═══ Material supplied ═══

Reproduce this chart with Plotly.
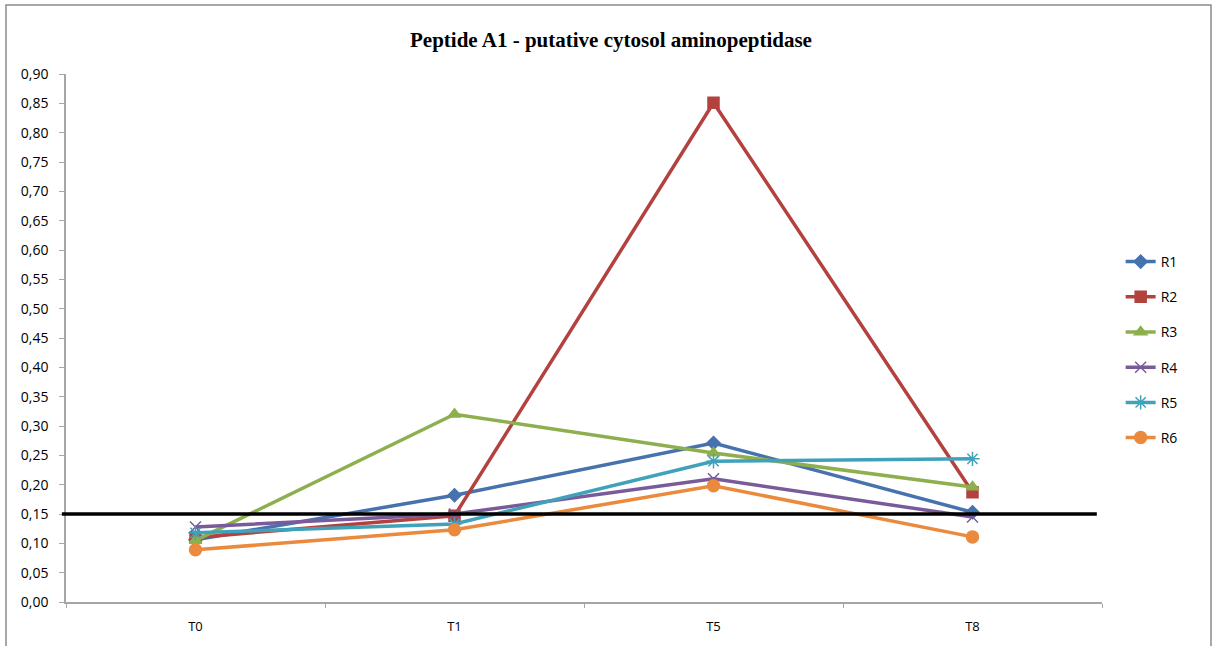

═══
═══ Material supplied ═══

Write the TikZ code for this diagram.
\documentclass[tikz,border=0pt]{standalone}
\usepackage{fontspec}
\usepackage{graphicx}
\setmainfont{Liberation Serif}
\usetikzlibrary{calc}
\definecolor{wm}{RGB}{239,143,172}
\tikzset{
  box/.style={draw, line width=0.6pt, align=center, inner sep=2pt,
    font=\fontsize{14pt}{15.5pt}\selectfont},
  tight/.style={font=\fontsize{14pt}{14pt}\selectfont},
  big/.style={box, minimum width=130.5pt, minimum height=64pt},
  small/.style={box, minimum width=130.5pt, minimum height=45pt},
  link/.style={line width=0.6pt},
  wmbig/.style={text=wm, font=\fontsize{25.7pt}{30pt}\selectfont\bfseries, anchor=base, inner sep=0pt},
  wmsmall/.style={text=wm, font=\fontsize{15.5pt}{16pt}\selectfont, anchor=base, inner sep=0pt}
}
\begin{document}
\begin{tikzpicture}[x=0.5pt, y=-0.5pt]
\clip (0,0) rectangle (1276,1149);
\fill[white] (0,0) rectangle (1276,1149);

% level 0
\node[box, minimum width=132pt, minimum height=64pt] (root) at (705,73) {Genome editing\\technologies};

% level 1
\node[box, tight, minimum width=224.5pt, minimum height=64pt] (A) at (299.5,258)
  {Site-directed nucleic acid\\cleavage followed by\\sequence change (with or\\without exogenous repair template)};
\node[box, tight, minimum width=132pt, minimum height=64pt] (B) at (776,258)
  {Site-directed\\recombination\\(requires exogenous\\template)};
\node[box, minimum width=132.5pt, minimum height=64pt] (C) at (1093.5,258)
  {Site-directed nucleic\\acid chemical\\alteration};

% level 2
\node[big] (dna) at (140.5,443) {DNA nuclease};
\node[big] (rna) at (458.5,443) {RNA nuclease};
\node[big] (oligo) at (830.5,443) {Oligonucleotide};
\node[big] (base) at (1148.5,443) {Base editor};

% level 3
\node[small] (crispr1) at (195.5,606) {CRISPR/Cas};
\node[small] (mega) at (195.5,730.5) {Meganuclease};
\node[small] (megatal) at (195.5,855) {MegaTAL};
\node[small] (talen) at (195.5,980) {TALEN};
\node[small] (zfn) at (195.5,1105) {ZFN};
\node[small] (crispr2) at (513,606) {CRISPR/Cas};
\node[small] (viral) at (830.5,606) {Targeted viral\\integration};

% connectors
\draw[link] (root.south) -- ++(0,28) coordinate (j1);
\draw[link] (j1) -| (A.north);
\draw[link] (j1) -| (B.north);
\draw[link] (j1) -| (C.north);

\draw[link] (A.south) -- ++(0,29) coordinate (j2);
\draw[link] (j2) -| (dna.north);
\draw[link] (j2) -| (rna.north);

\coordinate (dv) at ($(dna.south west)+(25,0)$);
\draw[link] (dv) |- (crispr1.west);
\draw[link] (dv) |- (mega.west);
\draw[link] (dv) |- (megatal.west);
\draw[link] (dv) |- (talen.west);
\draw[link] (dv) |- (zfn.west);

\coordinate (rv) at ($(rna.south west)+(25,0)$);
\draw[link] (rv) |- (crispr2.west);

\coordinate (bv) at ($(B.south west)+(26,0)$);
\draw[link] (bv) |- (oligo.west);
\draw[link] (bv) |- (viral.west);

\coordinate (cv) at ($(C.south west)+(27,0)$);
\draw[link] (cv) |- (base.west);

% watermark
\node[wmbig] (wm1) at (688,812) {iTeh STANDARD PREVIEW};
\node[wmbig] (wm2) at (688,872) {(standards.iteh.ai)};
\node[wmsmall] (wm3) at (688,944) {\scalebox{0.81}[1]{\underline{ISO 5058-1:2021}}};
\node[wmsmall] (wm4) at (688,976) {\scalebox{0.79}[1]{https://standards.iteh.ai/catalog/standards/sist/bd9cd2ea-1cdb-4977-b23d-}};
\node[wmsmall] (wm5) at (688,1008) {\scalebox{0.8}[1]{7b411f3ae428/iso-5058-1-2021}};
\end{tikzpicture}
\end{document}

═══

▸ **What you are asked to do**: Extract each line from the entries above that contains the string "this".

▸ **Task answer**:
Reproduce this chart with Plotly.
Write the TikZ code for this diagram.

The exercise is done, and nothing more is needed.